En mars 1994, quelques semaines avant le début du génocide, une déclaration conjointe de la société civile a exprimé des craintes concernant le manque de progrès dans la mise en œuvre des accords de paix d’Arusha, qui avaient été signés par le gouvernement rwandais en août 1993 et mettait officiellement un terme à sa guerre de trois ans avec le Front patriotique rwandais (FPR). Cette déclaration alertait aussi sur les possibles conséquences de distributions d’armes aux civils et « les attaques, menaces et persécutions systématiques dont font l'objet les défenseurs des Droits de l'Homme, les journalistes indépendants, de même que les personnes qui militent en faveur de la démocratie ».
Dans un courrier du 16 mars 1994 adressé à José Ayala Lasso, qui venait d’être nommé Haut-Commissaire des Nations Unies aux droits de l’homme, Human Rights Watch a insisté pour qu’une attention accrue soit accordée à la situation au Rwanda et au Burundi et pour que José Ayala Lasso se rende dans les deux pays après sa prise de fonction.
Pendant le génocide : Avril 1994 – juin 1994
Avril 1994
8 avril 1994 – Une note d’Alison Des Forges au personnel de Human Rights Watch est publiée dans le Washington Post, comprenant des extraits de ses conversations téléphoniques avec Monique Mujawamariya, une défenseure des droits humains au Rwanda, deux jours après le début du génocide. Monique Mujawamariya décrit comment des membres de la garde présidentielle rwandaise sont entrés dans les maisons de son quartier à Kigali pour exécuter des habitants.

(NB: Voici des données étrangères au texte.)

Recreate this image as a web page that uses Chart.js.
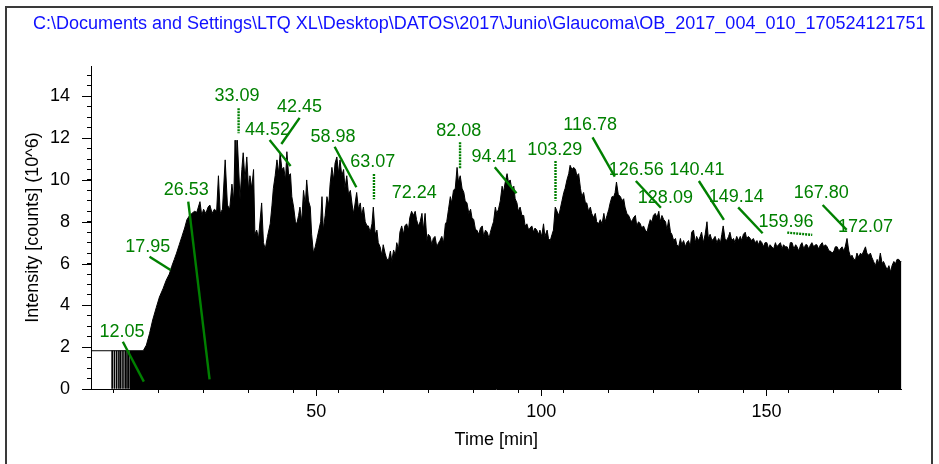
<!DOCTYPE html>
<html><head><meta charset="utf-8">
<script src="https://cdn.jsdelivr.net/npm/chart.js@4.4.1/dist/chart.umd.min.js"></script>
<style>html,body{margin:0;padding:0;background:#fff}#wrap{width:939px;height:464px;position:relative}</style>
</head><body><div id="wrap"><canvas id="c" width="939" height="464"></canvas></div>
<script>
const titleText = 'C:\\Documents and Settings\\LTQ XL\\Desktop\\DATOS\\2017\\Junio\\Glaucoma\\OB_2017_004_010_170524121751';
const xAxisTitle = 'Time [min]';
const yAxisTitle = 'Intensity [counts] (10^6)';

// pre-run baseline (unfilled) and sparse early scans
const preRunTimes = [0, 8.6];
const preRunValues = [1.83, 1.83];
const scanTimes = [4.7, 5.2, 5.7, 6.2, 6.6, 7.1, 7.6, 8.0, 8.4];
const scanValues = [1.83, 1.83, 1.83, 1.83, 1.83, 1.83, 1.83, 1.83, 1.83];

// TIC (x10^6 counts)
const times = [8.6,11.6,12.3,13.0,13.7,14.5,15.2,16.0,16.7,17.4,17.9,18.5,19.0,19.6,20.2,20.8,21.3,21.9,22.4,23.0,23.5,24.2,24.6,25.0,25.5,26.0,26.4,26.9,27.4,27.9,28.3,28.7,29.2,29.8,30.3,30.8,31.3,31.7,32.0,32.2,32.5,33.1,33.5,33.8,34.2,34.6,35.0,35.3,35.7,36.1,36.4,36.8,37.2,37.9,38.3,38.7,39.2,39.8,40.2,40.5,40.9,41.3,41.7,42.0,42.4,42.8,43.2,43.5,43.9,44.3,44.6,45.0,45.4,45.7,46.1,46.4,46.8,47.2,47.6,47.9,48.3,48.7,49.0,49.4,49.8,50.1,50.6,51.0,51.3,51.6,52.0,52.4,52.8,53.1,53.5,53.9,54.2,54.6,55.0,55.3,55.7,56.1,56.4,56.8,57.2,57.6,58.0,58.3,58.6,59.0,59.4,59.8,60.1,60.5,60.9,61.3,61.6,62.0,62.4,62.7,63.1,63.5,63.8,64.2,64.6,64.9,65.3,65.7,66.1,66.5,66.8,67.2,67.6,67.9,68.3,68.6,69.0,69.4,69.7,70.1,70.5,70.8,71.2,71.6,72.0,72.3,72.7,73.1,73.5,73.8,74.2,74.6,74.9,75.3,75.7,76.0,76.4,76.8,77.2,77.5,77.9,78.3,78.7,79.0,79.4,79.8,80.1,80.5,80.9,81.3,81.6,82.0,82.4,82.8,83.1,83.5,83.9,84.3,84.6,85.0,85.4,85.7,86.1,86.5,86.9,87.2,87.6,88.0,88.4,88.7,89.1,89.4,89.8,90.1,90.5,90.9,91.3,91.6,92.0,92.4,92.7,93.1,93.5,93.9,94.2,94.6,94.9,95.3,95.7,96.1,96.4,96.8,97.2,97.5,97.9,98.3,98.6,99.0,99.4,99.7,100.1,100.5,100.8,101.3,101.6,102.0,102.4,102.7,103.1,103.5,103.9,104.2,104.6,105.0,105.3,105.7,106.1,106.4,106.8,107.2,107.6,107.9,108.3,108.7,109.0,109.4,109.8,110.1,110.5,110.9,111.2,111.6,112.0,112.3,112.7,113.1,113.5,113.9,114.2,114.6,115.0,115.3,115.7,116.1,116.4,116.7,117.1,117.6,117.9,118.3,118.6,119.0,119.4,119.8,120.1,120.5,120.9,121.2,121.6,122.0,122.3,122.7,123.1,123.5,123.8,124.2,124.6,124.9,125.3,125.7,126.1,126.4,126.8,127.2,127.6,127.9,128.3,128.7,129.0,129.4,129.8,130.1,130.5,130.9,131.2,131.6,132.0,132.3,132.7,133.1,133.4,133.8,134.2,134.5,134.9,135.3,135.6,136.0,136.4,136.8,137.1,137.5,137.9,138.3,138.6,139.0,139.4,139.8,140.1,140.4,140.8,141.2,141.6,141.9,142.3,142.7,143.0,143.4,143.8,144.2,144.5,144.9,145.3,145.6,146.0,146.4,146.7,147.1,147.5,147.9,148.2,148.6,149.0,149.3,149.7,150.1,150.5,150.8,151.2,151.6,152.0,152.3,152.7,153.1,153.5,153.8,154.2,154.6,155.0,155.3,155.7,156.1,156.5,156.8,157.2,157.6,157.9,158.3,158.7,159.0,159.4,159.8,160.1,160.5,160.9,161.2,161.6,162.0,162.4,162.7,163.1,163.5,163.9,164.2,164.6,165.0,165.3,165.7,166.1,166.4,166.8,167.2,167.5,167.9,168.3,168.7,169.0,169.4,169.8,170.1,170.5,170.9,171.2,171.6,172.0,172.3,172.7,173.1,173.4,173.8,174.2,174.6,174.9,175.3,175.7,176.0,176.4,176.8,177.2,177.6,177.9,178.3,178.7,179.0,179.4,179.7,180.0];
const intensity = [1.83,1.83,2.1,2.65,3.3,3.9,4.4,4.8,5.2,5.5,5.85,6.2,6.5,6.9,7.3,7.7,8.1,8.3,8.4,8.5,8.45,8.96,8.3,8.6,8.4,8.7,8.8,8.4,8.6,8.5,10.2,8.4,8.6,10.96,8.8,8.6,9.8,9.0,11.9,10.5,11.9,9.1,10.5,11.3,10.0,11.1,9.5,10.2,9.6,10.5,7.4,7.6,7.2,8.9,7.0,6.7,7.3,7.9,8.8,9.6,10.2,10.96,10.3,11.3,10.5,10.6,10.0,11.35,10.2,10.3,9.2,8.7,8.0,7.9,8.3,8.7,8.0,9.5,8.8,10.0,9.0,8.7,7.4,6.5,6.8,7.1,7.6,8.0,9.2,7.6,8.3,9.2,8.8,9.8,10.6,10.0,10.8,11.1,10.3,10.96,10.2,10.5,9.6,10.2,9.3,9.5,8.8,8.4,8.8,9.4,8.6,8.9,8.3,8.7,8.0,7.8,7.8,7.5,7.9,8.7,7.4,7.6,7.0,6.8,6.4,6.9,6.5,6.2,6.2,6.6,6.1,6.65,6.4,7.0,6.7,7.5,7.8,7.4,7.8,7.9,7.6,8.2,8.5,8.3,8.5,8.1,7.8,8.0,8.4,7.6,8.4,7.1,7.4,7.3,6.9,7.2,7.3,6.8,7.0,7.1,7.3,7.0,7.9,8.0,8.6,9.2,8.9,9.5,9.6,10.6,9.9,10.2,9.6,9.4,9.0,8.9,8.4,8.6,8.2,8.1,7.6,7.6,7.4,7.7,7.8,7.3,7.6,7.5,7.2,7.5,7.8,8.0,8.7,8.4,8.6,9.0,9.7,9.4,9.9,10.3,9.9,10.0,9.5,9.7,9.1,8.9,8.5,8.7,8.3,8.3,7.8,7.9,7.6,7.7,7.8,7.5,7.7,7.6,7.4,7.6,7.3,7.9,7.3,7.6,7.2,7.1,7.4,7.6,8.7,8.5,8.3,8.6,9.0,9.4,9.6,10.0,10.3,10.7,10.5,10.6,10.5,10.2,10.3,9.6,9.2,9.4,8.9,8.9,8.5,8.7,8.4,8.2,8.4,8.0,7.9,8.1,7.9,8.4,8.0,8.3,8.6,8.9,9.2,9.2,9.4,9.9,9.3,9.2,9.0,9.1,8.7,8.4,8.3,8.1,8.0,8.2,8.3,7.8,8.0,7.9,7.7,7.8,7.6,7.5,7.8,8.1,8.0,8.3,8.4,8.2,8.5,8.0,8.3,8.1,8.0,7.6,8.1,7.5,7.4,7.1,7.2,6.9,6.8,7.2,6.9,7.1,6.8,7.0,7.1,6.8,7.5,7.6,7.0,7.3,7.1,7.3,7.5,7.0,7.4,8.0,7.2,7.4,7.1,7.2,7.3,7.0,7.2,7.0,7.4,7.8,7.2,7.1,7.3,7.5,7.1,7.2,7.0,7.3,7.1,7.3,7.1,7.4,7.5,7.2,7.3,7.2,7.1,7.2,7.0,7.1,6.9,7.1,7.0,6.8,7.0,7.0,6.7,6.9,6.8,6.7,7.0,6.8,6.9,7.0,6.7,6.9,6.8,6.8,6.6,7.0,7.0,6.7,6.9,6.8,6.6,6.9,7.0,6.7,6.9,6.9,6.7,6.9,7.0,6.8,6.9,6.9,6.7,6.9,7.0,6.8,6.9,6.8,6.6,6.6,6.5,6.6,6.8,6.8,6.6,6.7,6.8,6.6,6.8,7.2,6.6,6.3,6.4,6.2,6.2,6.5,6.3,6.5,6.4,6.6,6.8,6.5,6.4,6.5,6.3,6.1,5.9,6.2,6.0,6.5,6.0,6.1,5.9,5.7,5.9,5.6,5.9,6.1,6.0,6.2,6.2,6.1,6.1];

// peak annotations: label text, label anchor (min, 10^6), leader from/to (min, 10^6) or null
const peakNames = ['12.05','17.95','26.53','33.09','42.45','44.52','58.98','63.07','72.24','82.08','94.41','103.29','116.78','126.56','128.09','140.41','149.14','159.96','167.80','172.07'];
const labelAt = [[6.89,2.74],[12.62,6.81],[21.16,9.52],[32.44,13.99],[46.33,13.51],[39.22,12.39],[53.73,12.07],[62.56,10.88],[71.78,9.39],[81.67,12.36],[89.51,11.11],[103.0,11.44],[110.84,12.63],[121.11,10.48],[127.56,9.12],[134.56,10.48],[143.29,9.2],[154.33,8.0],[162.18,9.36],[172.0,7.77]];
const leaders = [[[7.07,2.26],[11.73,0.35]],[[13.0,6.33],[17.67,5.69]],[[21.6,8.96],[26.33,0.46]],[[32.78,13.43],[32.78,12.23]],[[46.33,12.97],[42.27,11.72]],[[39.67,11.91],[44.33,10.67]],[[54.11,11.59],[58.93,9.65]],[[62.84,10.29],[62.84,9.08]],null,[[81.96,11.8],[81.96,10.56]],[[89.67,10.61],[94.49,9.36]],[[103.16,10.91],[103.16,9.01]],[[111.38,12.04],[116.33,10.16]],[[121.0,9.95],[126.56,8.67]],null,[[135.0,9.95],[140.56,8.09]],[[143.73,8.69],[149.16,7.45]],[[154.62,7.48],[160.18,7.37]],[[162.49,8.8],[167.82,7.61]],null];

const FONT = '"Liberation Sans", Arial, sans-serif';
const GREEN = 'rgb(0,128,0)';

const frameAndTitle = {
  id: 'frameAndTitle',
  afterDraw(chart) {
    const ctx = chart.ctx;
    ctx.save();
    ctx.strokeStyle = '#3a3a3a'; ctx.lineWidth = 2; ctx.setLineDash([]);
    ctx.beginPath(); ctx.moveTo(6, 464); ctx.lineTo(6, 7); ctx.lineTo(932, 7); ctx.lineTo(932, 464); ctx.stroke();
    ctx.beginPath(); ctx.rect(8, 8, 923, 40); ctx.clip();
    ctx.fillStyle = '#1010ff'; ctx.font = '18px ' + FONT; ctx.textAlign = 'left'; ctx.textBaseline = 'middle';
    ctx.fillText(titleText, 33, 24);
    ctx.restore();
  }
};

const majorTicks = {
  id: 'majorTicks',
  afterDraw(chart) {
    const {ctx, scales: {x, y}} = chart;
    ctx.save(); ctx.strokeStyle = '#000'; ctx.lineWidth = 1;
    y.ticks.forEach(t => {
      if (Math.abs(t.value % 2) < 1e-9) {
        const py = Math.round(y.getPixelForValue(t.value)) + 0.5;
        ctx.beginPath(); ctx.moveTo(y.right - 9, py); ctx.lineTo(y.right, py); ctx.stroke();
      }
    });
    x.ticks.forEach(t => {
      if (Math.abs(t.value % 50) < 1e-9 && t.value > 0) {
        const px = Math.round(x.getPixelForValue(t.value)) + 0.5;
        ctx.beginPath(); ctx.moveTo(px, x.top); ctx.lineTo(px, x.top + 7); ctx.stroke();
      }
    });
    ctx.restore();
  }
};

const peakLabels = {
  id: 'peakLabels',
  afterDatasetsDraw(chart) {
    const {ctx, scales: {x, y}} = chart;
    ctx.save();
    ctx.strokeStyle = GREEN; ctx.fillStyle = GREEN; ctx.lineWidth = 2.4; ctx.lineCap = 'butt';
    leaders.forEach(l => {
      if (!l) return;
      const x0 = x.getPixelForValue(l[0][0]), y0 = y.getPixelForValue(l[0][1]);
      const x1 = x.getPixelForValue(l[1][0]), y1 = y.getPixelForValue(l[1][1]);
      const vertical = Math.abs(x1 - x0) < 1 || Math.abs(y1 - y0) < 4;
      ctx.setLineDash(vertical ? [2, 1] : []);
      ctx.beginPath(); ctx.moveTo(x0, y0); ctx.lineTo(x1, y1); ctx.stroke();
    });
    ctx.setLineDash([]);
    ctx.font = '18px ' + FONT; ctx.textAlign = 'center'; ctx.textBaseline = 'middle';
    peakNames.forEach((n, i) => {
      ctx.fillText(n, x.getPixelForValue(labelAt[i][0]), y.getPixelForValue(labelAt[i][1]));
    });
    ctx.restore();
  }
};

Chart.defaults.font.family = FONT;
Chart.defaults.font.size = 18;
Chart.defaults.color = '#000';

new Chart(document.getElementById('c'), {
  type: 'line',
  data: {
    datasets: [
      { type: 'line', data: preRunTimes.map((t, i) => ({x: t, y: preRunValues[i]})), borderColor: '#000', borderWidth: 1, pointRadius: 0, fill: false },
      { type: 'bar', data: scanTimes.map((t, i) => ({x: t, y: scanValues[i]})), backgroundColor: '#000', borderWidth: 0, barThickness: 1 },
      { type: 'line', data: times.map((t, i) => ({x: t, y: intensity[i]})), borderColor: '#000', backgroundColor: '#000', borderWidth: 1, pointRadius: 0, tension: 0, fill: 'origin' }
    ]
  },
  options: {
    responsive: false, animation: false, devicePixelRatio: 1,
    layout: { padding: { top: 66, right: 37.5, left: 0, bottom: 0 } },
    plugins: { legend: { display: false }, tooltip: { enabled: false }, title: { display: false } },
    scales: {
      x: {
        type: 'linear', min: 0, max: 180, offset: false,
        afterFit: s => { s.height = 75; },
        border: { display: true, color: '#000', width: 1 },
        grid: { drawOnChartArea: false, drawTicks: true, tickLength: 4, tickColor: '#000' },
        ticks: { stepSize: 10, autoSkip: false, maxRotation: 0, includeBounds: false, padding: 8,
          callback: v => (v > 0 && v % 50 === 0) ? String(v) : '' },
        title: { display: true, text: xAxisTitle, padding: { top: 0, bottom: 13 }, font: { size: 18 } }
      },
      y: {
        min: 0, max: 15.45,
        afterFit: s => { s.width = 91; },
        border: { display: true, color: '#000', width: 1 },
        grid: { drawOnChartArea: false, drawTicks: true, tickLength: 4, tickColor: '#000' },
        ticks: { stepSize: 0.5, autoSkip: false, includeBounds: false, padding: 17,
          callback: v => (v % 2 === 0) ? String(v) : '' },
        title: { display: true, text: yAxisTitle, padding: { top: 22, bottom: 0 }, font: { size: 18 } }
      }
    }
  },
  plugins: [frameAndTitle, majorTicks, peakLabels]
});
</script></body></html>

Pendant plusieurs jours qui ont suivi, Human Rights Watch a cru que Monique Mujawamariya elle-même avait été tuée.
12 avril 1994 – Un avis de presse du Human Rights Watch Arms Project réitère les conclusions du rapport de janvier 1994, notamment que le soutien de la France au gouvernement du Rwanda « équivaut à une participation directe à la guerre », et appelle au remplacement des troupes françaises déployées au Rwanda dans le cadre d’une force d’évacuation par des forces neutres venant d’autres pays.
12 avril 1994 – La station de radio nationale, Radio Rwanda, diffuse un communiqué de presse du ministère de la Défense. Ce communiqué réfute les « mensonges » sur des divisions au sein des forces armées et parmi les Hutus en général, et insiste sur les points suivants :
Les soldats, les gendarmes [Police nationale] et tous les Rwandais ont décidé de lutter ensemble contre leur ennemi commun que tous ont identifié. L’ennemi est toujours le même. C’est celui qui n’a cessé d’essayer de rétablir le monarque qui avait été renversé [allusion implicite aux Tutsis]… Le ministère de la Défense demande à tous les citoyens rwandais, aux soldats et aux gendarmes d’agir ensemble, d’organiser des patrouilles et de combattre l’ennemi.[1]
15 avril 1994 – Human Rights Watch transmet des courriers au colonel Gatsinzi, commandant en chef des Forces armées rwandaises, et au colonel Alexis Kanyarengwe, président du FPR, les appelant à respecter le droit international et indiquant que les massacres en cours « constituent des crimes contre l’humanité ».
Human Rights Watch publie une déclaration condamnant l’appel à la violence du 12 avril et les émissions quotidiennes de la Radio-Télévision Libre des Mille Collines (RTLM), réitérant son appel au colonel Gatsinzi et au colonel Kanyarengwe, appelant à la protection des « civils terrorisés » qui ont cherché refuge et soulignant la nature planifiée des meurtres, qui constituent des crimes contre l’humanité :
Human Rights Watch/Africa met en garde sur le fait que les violences des dix derniers jours au Rwanda ne peuvent pas être simplement qualifiées d’anarchie ou de conflit tribal. Des meurtres organisés […] se cachent derrière le carnage généralisé. Des dirigeants de premier plan ainsi que des membres ordinaires des partis d’opposition ont été sommairement exécutés ou ont disparu. Des activistes des droits humains critiquant les abus du gouvernement ont également été pris pour cible.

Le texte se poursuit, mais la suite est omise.